AIM
Below are some entries. Transcribe the lines from the one holding "Output the Python" to the one holding "6.08, 6.19, 6.43]", inclusive, but not the pictures among them.

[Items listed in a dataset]
---*---
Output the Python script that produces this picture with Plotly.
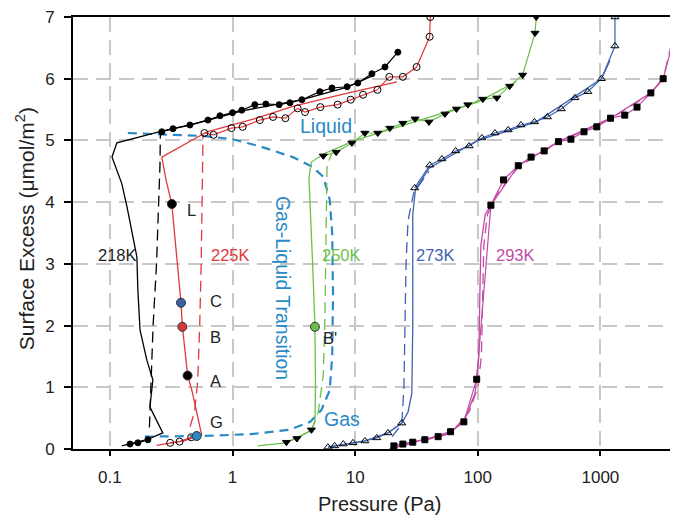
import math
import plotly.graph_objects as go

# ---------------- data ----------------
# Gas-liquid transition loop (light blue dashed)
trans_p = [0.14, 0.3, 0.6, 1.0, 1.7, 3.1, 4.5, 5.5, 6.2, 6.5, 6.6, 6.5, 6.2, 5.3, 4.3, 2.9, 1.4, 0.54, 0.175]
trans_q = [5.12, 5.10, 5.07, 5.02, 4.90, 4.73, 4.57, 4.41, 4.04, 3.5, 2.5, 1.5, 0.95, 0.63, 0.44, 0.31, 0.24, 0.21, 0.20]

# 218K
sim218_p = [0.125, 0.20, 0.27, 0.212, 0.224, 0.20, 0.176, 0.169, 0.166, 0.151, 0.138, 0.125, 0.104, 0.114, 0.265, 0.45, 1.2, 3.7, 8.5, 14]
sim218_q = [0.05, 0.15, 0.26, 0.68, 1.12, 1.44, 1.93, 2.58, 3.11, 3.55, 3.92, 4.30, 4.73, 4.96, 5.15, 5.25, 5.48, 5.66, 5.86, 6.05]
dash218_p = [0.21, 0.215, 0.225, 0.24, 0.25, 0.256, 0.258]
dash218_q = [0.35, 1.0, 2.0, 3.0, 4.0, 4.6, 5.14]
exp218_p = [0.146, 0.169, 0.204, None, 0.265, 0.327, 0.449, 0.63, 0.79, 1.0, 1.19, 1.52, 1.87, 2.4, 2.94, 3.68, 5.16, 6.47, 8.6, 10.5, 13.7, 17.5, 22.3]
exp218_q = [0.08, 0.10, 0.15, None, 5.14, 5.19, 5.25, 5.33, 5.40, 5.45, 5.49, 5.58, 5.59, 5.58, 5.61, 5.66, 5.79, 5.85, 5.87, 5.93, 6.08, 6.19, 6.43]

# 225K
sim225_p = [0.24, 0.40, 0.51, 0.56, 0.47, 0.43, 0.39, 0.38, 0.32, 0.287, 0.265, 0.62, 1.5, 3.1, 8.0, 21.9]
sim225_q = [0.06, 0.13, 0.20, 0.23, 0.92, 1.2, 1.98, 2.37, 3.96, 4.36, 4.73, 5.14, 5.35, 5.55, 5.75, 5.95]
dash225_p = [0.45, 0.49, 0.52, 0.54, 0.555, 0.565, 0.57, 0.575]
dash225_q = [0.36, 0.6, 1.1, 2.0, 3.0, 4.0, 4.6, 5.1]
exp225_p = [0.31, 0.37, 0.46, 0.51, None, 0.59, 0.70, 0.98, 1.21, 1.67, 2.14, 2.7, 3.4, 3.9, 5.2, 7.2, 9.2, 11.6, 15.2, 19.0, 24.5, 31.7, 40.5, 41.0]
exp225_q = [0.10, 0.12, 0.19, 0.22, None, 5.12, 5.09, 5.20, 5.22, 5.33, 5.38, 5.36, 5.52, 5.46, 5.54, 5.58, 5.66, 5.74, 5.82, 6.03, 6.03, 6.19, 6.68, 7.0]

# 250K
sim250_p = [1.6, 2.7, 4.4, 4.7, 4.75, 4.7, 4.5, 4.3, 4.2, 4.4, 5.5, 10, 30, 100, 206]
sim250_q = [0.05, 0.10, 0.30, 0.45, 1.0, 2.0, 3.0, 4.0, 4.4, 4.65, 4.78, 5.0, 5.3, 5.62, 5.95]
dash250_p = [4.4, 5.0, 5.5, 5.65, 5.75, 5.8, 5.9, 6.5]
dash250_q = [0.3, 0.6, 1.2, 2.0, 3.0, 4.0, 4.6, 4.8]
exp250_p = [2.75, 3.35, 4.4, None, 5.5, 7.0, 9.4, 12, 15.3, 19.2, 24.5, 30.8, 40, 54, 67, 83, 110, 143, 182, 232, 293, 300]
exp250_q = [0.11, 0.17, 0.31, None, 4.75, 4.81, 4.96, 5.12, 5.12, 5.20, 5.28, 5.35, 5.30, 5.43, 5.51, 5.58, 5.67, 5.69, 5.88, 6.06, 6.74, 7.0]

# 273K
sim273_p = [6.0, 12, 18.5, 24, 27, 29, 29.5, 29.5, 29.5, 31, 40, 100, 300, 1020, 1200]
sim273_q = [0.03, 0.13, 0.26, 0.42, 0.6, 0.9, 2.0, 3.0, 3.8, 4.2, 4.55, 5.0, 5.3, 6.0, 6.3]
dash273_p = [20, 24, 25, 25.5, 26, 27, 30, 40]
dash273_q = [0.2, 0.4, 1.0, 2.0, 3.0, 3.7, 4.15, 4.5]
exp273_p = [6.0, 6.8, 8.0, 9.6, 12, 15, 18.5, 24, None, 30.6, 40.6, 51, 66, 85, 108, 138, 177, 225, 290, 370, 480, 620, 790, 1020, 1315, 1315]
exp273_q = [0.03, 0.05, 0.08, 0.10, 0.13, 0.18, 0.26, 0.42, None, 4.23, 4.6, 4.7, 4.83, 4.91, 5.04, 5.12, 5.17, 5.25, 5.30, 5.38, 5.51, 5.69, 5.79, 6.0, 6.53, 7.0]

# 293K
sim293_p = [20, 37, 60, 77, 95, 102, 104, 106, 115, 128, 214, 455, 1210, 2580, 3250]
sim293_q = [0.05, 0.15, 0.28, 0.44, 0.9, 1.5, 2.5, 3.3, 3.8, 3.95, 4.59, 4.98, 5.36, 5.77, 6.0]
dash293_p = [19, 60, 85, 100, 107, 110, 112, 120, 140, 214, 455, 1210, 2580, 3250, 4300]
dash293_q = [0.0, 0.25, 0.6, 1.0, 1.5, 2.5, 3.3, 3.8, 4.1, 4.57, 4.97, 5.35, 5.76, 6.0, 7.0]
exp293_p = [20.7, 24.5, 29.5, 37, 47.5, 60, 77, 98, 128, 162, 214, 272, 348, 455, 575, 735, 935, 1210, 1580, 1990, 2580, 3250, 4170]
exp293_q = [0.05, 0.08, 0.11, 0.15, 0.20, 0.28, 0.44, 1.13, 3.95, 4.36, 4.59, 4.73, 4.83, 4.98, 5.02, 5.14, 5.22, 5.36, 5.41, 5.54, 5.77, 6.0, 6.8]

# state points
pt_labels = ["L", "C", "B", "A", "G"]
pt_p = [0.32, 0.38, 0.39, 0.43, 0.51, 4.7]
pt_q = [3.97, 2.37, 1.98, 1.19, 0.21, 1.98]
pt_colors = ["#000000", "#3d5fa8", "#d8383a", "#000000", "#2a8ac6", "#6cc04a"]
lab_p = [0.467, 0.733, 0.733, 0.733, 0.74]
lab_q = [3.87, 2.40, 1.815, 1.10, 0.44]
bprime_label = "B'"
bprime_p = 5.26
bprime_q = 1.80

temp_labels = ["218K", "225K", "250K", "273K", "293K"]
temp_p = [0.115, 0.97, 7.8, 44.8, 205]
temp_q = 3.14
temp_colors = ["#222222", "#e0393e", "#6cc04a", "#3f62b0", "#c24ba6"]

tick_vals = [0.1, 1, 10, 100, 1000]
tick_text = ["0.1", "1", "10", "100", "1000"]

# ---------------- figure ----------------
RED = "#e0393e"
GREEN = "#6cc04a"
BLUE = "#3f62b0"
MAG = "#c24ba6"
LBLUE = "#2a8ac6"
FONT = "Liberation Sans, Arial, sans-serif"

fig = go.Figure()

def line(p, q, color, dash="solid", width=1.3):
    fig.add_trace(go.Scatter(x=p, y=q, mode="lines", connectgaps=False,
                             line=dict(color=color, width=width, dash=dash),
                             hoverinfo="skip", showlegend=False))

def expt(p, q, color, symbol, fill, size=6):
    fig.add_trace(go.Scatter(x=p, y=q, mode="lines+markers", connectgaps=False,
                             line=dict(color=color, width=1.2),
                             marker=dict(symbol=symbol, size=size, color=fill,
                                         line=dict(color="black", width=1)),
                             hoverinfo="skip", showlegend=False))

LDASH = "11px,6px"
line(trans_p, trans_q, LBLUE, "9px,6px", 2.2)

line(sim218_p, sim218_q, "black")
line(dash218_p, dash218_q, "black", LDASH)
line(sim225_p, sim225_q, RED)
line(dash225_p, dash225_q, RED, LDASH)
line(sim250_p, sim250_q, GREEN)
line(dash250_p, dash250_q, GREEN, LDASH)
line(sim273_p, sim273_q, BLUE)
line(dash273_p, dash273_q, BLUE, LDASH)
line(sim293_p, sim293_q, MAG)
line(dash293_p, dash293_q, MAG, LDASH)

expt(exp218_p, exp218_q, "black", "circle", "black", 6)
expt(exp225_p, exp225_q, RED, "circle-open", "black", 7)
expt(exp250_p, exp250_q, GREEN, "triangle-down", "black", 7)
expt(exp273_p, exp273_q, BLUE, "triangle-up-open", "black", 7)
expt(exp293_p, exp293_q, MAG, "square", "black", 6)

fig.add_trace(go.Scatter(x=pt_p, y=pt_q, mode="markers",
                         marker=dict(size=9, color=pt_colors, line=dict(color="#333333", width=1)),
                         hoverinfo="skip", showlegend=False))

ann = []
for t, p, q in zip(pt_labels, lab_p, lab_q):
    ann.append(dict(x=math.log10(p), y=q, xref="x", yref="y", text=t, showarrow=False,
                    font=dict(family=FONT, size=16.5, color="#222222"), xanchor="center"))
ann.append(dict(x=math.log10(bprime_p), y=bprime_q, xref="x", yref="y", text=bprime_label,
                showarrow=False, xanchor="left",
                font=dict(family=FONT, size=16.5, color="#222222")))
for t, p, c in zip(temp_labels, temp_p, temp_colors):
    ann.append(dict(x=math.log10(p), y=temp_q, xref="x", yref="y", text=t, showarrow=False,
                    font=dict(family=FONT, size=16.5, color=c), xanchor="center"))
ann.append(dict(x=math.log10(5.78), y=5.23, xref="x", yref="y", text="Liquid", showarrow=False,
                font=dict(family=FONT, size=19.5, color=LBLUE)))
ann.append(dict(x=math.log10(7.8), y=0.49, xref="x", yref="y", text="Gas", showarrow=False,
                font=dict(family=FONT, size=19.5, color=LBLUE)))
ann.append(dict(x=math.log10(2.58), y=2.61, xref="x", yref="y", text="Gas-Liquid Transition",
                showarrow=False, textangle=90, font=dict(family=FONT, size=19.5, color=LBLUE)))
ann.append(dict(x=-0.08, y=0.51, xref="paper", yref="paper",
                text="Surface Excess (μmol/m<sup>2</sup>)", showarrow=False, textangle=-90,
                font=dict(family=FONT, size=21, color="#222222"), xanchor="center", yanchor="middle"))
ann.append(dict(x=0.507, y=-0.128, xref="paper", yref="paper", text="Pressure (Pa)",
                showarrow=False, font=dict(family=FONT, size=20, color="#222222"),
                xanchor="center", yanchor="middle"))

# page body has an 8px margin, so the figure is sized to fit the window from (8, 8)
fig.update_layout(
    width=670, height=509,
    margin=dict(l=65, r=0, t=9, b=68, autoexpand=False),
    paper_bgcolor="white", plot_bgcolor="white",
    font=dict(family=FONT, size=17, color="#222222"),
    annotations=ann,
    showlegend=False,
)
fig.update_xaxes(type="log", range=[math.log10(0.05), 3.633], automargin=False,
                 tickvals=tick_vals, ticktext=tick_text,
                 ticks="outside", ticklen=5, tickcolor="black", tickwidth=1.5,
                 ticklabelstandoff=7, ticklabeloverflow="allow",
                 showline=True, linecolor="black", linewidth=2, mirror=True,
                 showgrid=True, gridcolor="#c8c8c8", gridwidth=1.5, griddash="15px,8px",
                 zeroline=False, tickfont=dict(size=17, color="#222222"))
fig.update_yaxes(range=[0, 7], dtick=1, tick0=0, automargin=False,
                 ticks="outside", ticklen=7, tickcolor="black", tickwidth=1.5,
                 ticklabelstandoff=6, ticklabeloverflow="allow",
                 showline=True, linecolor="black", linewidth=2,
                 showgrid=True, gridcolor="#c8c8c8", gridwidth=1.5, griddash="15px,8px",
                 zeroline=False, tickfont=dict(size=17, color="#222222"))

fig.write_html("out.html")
---*---
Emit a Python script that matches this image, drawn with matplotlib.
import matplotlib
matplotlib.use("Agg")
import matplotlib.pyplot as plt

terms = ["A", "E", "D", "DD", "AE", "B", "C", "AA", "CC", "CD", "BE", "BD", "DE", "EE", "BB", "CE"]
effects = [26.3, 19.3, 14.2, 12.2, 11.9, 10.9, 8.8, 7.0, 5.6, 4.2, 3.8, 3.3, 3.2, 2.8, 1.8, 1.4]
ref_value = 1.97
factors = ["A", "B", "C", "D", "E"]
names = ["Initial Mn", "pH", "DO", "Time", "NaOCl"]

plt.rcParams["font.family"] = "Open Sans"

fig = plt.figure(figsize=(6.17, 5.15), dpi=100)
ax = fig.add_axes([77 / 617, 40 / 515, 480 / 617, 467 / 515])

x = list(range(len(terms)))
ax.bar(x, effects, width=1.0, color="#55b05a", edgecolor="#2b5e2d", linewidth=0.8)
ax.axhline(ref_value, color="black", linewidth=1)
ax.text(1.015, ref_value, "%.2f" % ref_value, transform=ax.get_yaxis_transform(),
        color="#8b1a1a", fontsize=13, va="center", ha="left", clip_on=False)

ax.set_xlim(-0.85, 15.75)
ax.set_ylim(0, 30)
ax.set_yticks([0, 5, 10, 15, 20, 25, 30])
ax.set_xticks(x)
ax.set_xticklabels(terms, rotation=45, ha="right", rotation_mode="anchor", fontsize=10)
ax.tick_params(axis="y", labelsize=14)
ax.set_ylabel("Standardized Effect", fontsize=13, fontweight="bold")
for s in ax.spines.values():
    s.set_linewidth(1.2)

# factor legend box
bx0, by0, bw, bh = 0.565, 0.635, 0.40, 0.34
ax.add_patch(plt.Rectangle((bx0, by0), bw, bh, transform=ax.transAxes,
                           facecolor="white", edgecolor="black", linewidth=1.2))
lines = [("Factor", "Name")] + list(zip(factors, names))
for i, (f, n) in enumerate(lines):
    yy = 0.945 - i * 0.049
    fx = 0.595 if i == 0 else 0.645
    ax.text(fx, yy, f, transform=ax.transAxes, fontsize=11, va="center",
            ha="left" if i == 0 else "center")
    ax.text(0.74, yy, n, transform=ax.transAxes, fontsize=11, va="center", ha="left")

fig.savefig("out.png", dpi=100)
---*---
COMPLETE ANSWER
Output the Python script that produces this picture with Plotly.
import math
import plotly.graph_objects as go

# ---------------- data ----------------
# Gas-liquid transition loop (light blue dashed)
trans_p = [0.14, 0.3, 0.6, 1.0, 1.7, 3.1, 4.5, 5.5, 6.2, 6.5, 6.6, 6.5, 6.2, 5.3, 4.3, 2.9, 1.4, 0.54, 0.175]
trans_q = [5.12, 5.10, 5.07, 5.02, 4.90, 4.73, 4.57, 4.41, 4.04, 3.5, 2.5, 1.5, 0.95, 0.63, 0.44, 0.31, 0.24, 0.21, 0.20]

# 218K
sim218_p = [0.125, 0.20, 0.27, 0.212, 0.224, 0.20, 0.176, 0.169, 0.166, 0.151, 0.138, 0.125, 0.104, 0.114, 0.265, 0.45, 1.2, 3.7, 8.5, 14]
sim218_q = [0.05, 0.15, 0.26, 0.68, 1.12, 1.44, 1.93, 2.58, 3.11, 3.55, 3.92, 4.30, 4.73, 4.96, 5.15, 5.25, 5.48, 5.66, 5.86, 6.05]
dash218_p = [0.21, 0.215, 0.225, 0.24, 0.25, 0.256, 0.258]
dash218_q = [0.35, 1.0, 2.0, 3.0, 4.0, 4.6, 5.14]
exp218_p = [0.146, 0.169, 0.204, None, 0.265, 0.327, 0.449, 0.63, 0.79, 1.0, 1.19, 1.52, 1.87, 2.4, 2.94, 3.68, 5.16, 6.47, 8.6, 10.5, 13.7, 17.5, 22.3]
exp218_q = [0.08, 0.10, 0.15, None, 5.14, 5.19, 5.25, 5.33, 5.40, 5.45, 5.49, 5.58, 5.59, 5.58, 5.61, 5.66, 5.79, 5.85, 5.87, 5.93, 6.08, 6.19, 6.43]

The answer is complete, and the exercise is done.